‘You don’t need a weatherman to tell you which way the wind blows’, but give the same source data to a number of different weather forecasters and nine days out of ten – you’ll end up with differing predictions (unless, perhaps, you’re living in the Sahara).
Assuming the above is true, then how can we rationally and safely know when a complex project is ready for go-live, especially if the decision to go or not to go, can have a major impact upon the business? As my MBA students know, at the beginning of any project I ask myself three questions:
1. What is the problem we are solving?
2. How will we know when it is solved?
3. How will we measure it?
This is basically a dramatic over simplification of a business case – but they are the three questions that are most overlooked. Hence, early on, I build a slide deck that I will use at the very end of the project at go-live decision making time and again at the end of the evaluation phase.
The answer to the question is that the PM should not make a decision because he, or she, alone does not know exactly when to go live.

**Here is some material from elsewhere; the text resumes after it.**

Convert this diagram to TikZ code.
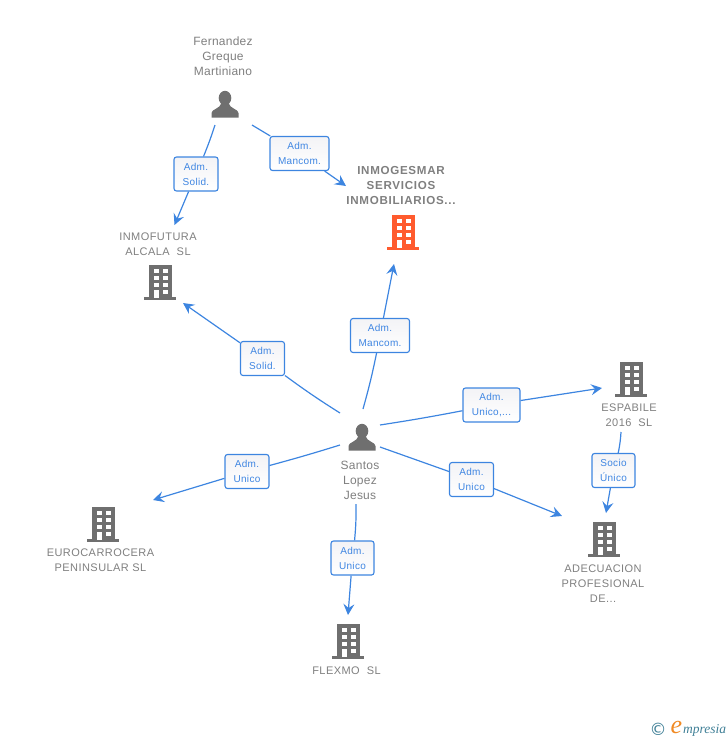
\documentclass[tikz,border=0pt]{standalone}
\usepackage{fontspec}
\setmainfont{Liberation Sans}
\newfontfamily\logoserif{Liberation Serif}
\newfontfamily\logosym{DejaVu Sans}
\usetikzlibrary{arrows.meta}
\definecolor{edgeblue}{HTML}{3D85E0}
\definecolor{labelblue}{HTML}{3F86E2}
\definecolor{icongray}{HTML}{6F6F6F}
\definecolor{textgray}{HTML}{7F7F7F}
\definecolor{hub}{HTML}{FF5B2E}
\definecolor{logoteal}{HTML}{3F7F96}
\definecolor{logoorange}{HTML}{F08A24}
\definecolor{boxtop}{HTML}{F3F3F6}
\tikzset{
  x=1pt,y=-1pt,
  conn/.style={draw=edgeblue,line width=1.2pt},
  arr/.style={conn,-{Stealth[length=11pt,width=11pt,inset=4pt]}},
  rel/.style={draw=edgeblue,line width=1.1pt,rounded corners=2.5pt,top color=boxtop,bottom color=white,
    text=labelblue,font=\fontsize{10}{15}\selectfont\addfontfeatures{LetterSpace=3},align=center,
    inner sep=0pt,minimum height=34pt},
  lab/.style={text=textgray,font=\fontsize{11}{15}\selectfont\addfontfeatures{LetterSpace=4},align=center,inner sep=0pt},
  perlab/.style={lab,font=\fontsize{12}{15}\selectfont\addfontfeatures{LetterSpace=2}},
  hublab/.style={lab,font=\fontsize{11.6}{15}\selectfont\bfseries\addfontfeatures{LetterSpace=6}},
  pics/building/.style={code={
    \fill[#1] (-16,15) rectangle (16,17.5);
    \fill[#1] (-11.5,-17) rectangle (12,16);
    \foreach \r in {-13,-6,1}{
      \fill[white] (-6.5,\r) rectangle (-1.5,\r+3.8);
      \fill[white] (3,\r) rectangle (8,\r+3.8);
    }
    \fill[white] (3,8) rectangle (8,11.8);
    \fill[white] (-6.5,8) rectangle (-1.5,16);
  }},
  pics/person/.style={code={
    \fill[icongray] (0,-6) ellipse (6.3 and 7.2);
    \fill[icongray] (-13.5,13.5) -- (-13.5,9) .. controls (-13.5,5) and (-5,5) .. (-3.5,-1)
      -- (3.5,-1) .. controls (5,5) and (13.5,5) .. (13.5,9) -- (13.5,13.5) -- cycle;
  }}
}
\begin{document}
\begin{tikzpicture}
\useasboundingbox (0,0) rectangle (728,740);
% icons
\pic at (225,104) {person};
\pic at (362,437) {person};
\pic at (403,232) {building=hub};
\pic at (160,282) {building=icongray};
\pic at (631,379) {building=icongray};
\pic at (604,539) {building=icongray};
\pic at (103,524) {building=icongray};
\pic at (348,641) {building=icongray};
% entity labels
\node[perlab] (fernandez) at (223,56) {Fernandez\\Greque\\Martiniano};
\node[hublab] (inmogesmar) at (401,185.5) {INMOGESMAR\\SERVICIOS\\INMOBILIARIOS...};
\node[lab] (inmofutura) at (158,244) {INMOFUTURA\\ALCALA\ \ SL};
\node[perlab] (santos) at (360,480) {Santos\\Lopez\\Jesus};
\node[lab] (espabile) at (629,415.5) {ESPABILE\\2016\ \ SL};
\node[lab] (adecuacion) at (603,583.5) {ADECUACION\\PROFESIONAL\\DE...};
\node[lab] (eurocarrocera) at (100.5,560.5) {EUROCARROCERA\\PENINSULAR SL};
\node[lab] (flexmo) at (346.5,671) {FLEXMO\ \ SL};
% relation labels
\node[rel,minimum width=44pt] (r1) at (196,174) {Adm.\\Solid.};
\node[rel,minimum width=59pt] (r2) at (299.5,153.5) {Adm.\\Mancom.};
\node[rel,minimum width=59pt] (r3) at (380,335.5) {Adm.\\Mancom.};
\node[rel,minimum width=44pt] (r4) at (262.5,358.5) {Adm.\\Solid.};
\node[rel,minimum width=57pt] (r5) at (491.5,405) {Adm.\\Unico,...};
\node[rel,minimum width=44pt] (r6) at (471.5,479.5) {Adm.\\Unico};
\node[rel,minimum width=44pt] (r7) at (247,471.5) {Adm.\\Unico};
\node[rel,minimum width=43pt] (r8) at (352.5,558) {Adm.\\Unico};
\node[rel,minimum width=43pt] (r9) at (613.5,470.5) {Socio\\Único};
% connector ends
\coordinate (s1) at (215,125);   \coordinate (e1) at (174.5,225);
\coordinate (s2) at (252,125);   \coordinate (e2) at (346,186);
\coordinate (s3) at (363,409);   \coordinate (e3) at (394,264);
\coordinate (s4) at (340,413);   \coordinate (e4) at (183,303);
\coordinate (s5) at (380,425);   \coordinate (e5) at (602,388);
\coordinate (s6) at (380,447);   \coordinate (e6) at (562,516);
\coordinate (s7) at (340,445);   \coordinate (e7) at (153,500);
\coordinate (s8) at (356,504);   \coordinate (e8) at (348,615);
\coordinate (s9) at (621,432);   \coordinate (e9) at (606,513);
% connectors
\draw[conn] (s1) to[bend left=2] (r1);   \draw[arr] (r1) -- (e1);
\draw[conn] (s2) -- (r2);                \draw[arr] (r2) -- (e2);
\draw[conn] (s3) to[bend right=2] (r3);  \draw[arr] (r3) -- (e3);
\draw[conn] (s4) to[bend left=2] (r4);   \draw[arr] (r4) -- (e4);
\draw[conn] (s5) to[bend right=1] (r5);  \draw[arr] (r5) -- (e5);
\draw[conn] (s6) -- (r6);                \draw[arr] (r6) -- (e6);
\draw[conn] (s7) to[bend left=1] (r7);   \draw[arr] (r7) -- (e7);
\draw[conn] (s8) to[bend left=3] (r8);   \draw[arr] (r8) -- (e8);
\draw[conn] (s9) to[bend left=4] (r9);   \draw[arr] (r9) -- (e9);
% logo
\node[inner sep=0pt,text=logoteal,font=\logosym\fontsize{17}{17}\selectfont] (copyr) at (658,729.5) {©};
\node[inner sep=0pt,text=logoorange,font=\logoserif\itshape\fontsize{26}{26}\selectfont] (logoe) at (676.5,727) {e};
\node[inner sep=0pt,anchor=west,text=logoteal,font=\logoserif\itshape\fontsize{13.5}{13.5}\selectfont] (logot) at (683,730) {mpresia};
\end{tikzpicture}
\end{document}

Instead he guides his Project Board into making a unanimous decision, based upon very specific sign off criteria.
The format of the decision making process should be displayed in a slide deck with one or two slides per measuring point, with a summary slide that covers the whole topic at the end or beginning. An important part of this exercise is that the sign off criteria has to be formulated and agreed way in advance by each member of the Project Board, based upon specialist advice from the experts below each and every one of them.
No one member of the project board is exempt from taking on the ownership of ensuring the well being of the business. This has nothing to do with apportioning blame but everything to do with collective responsibility, involvement and personal commitment.
So when is your project ready for go-live? What criteria do you use – it’s worth thinking about, long before your next crunch time comes!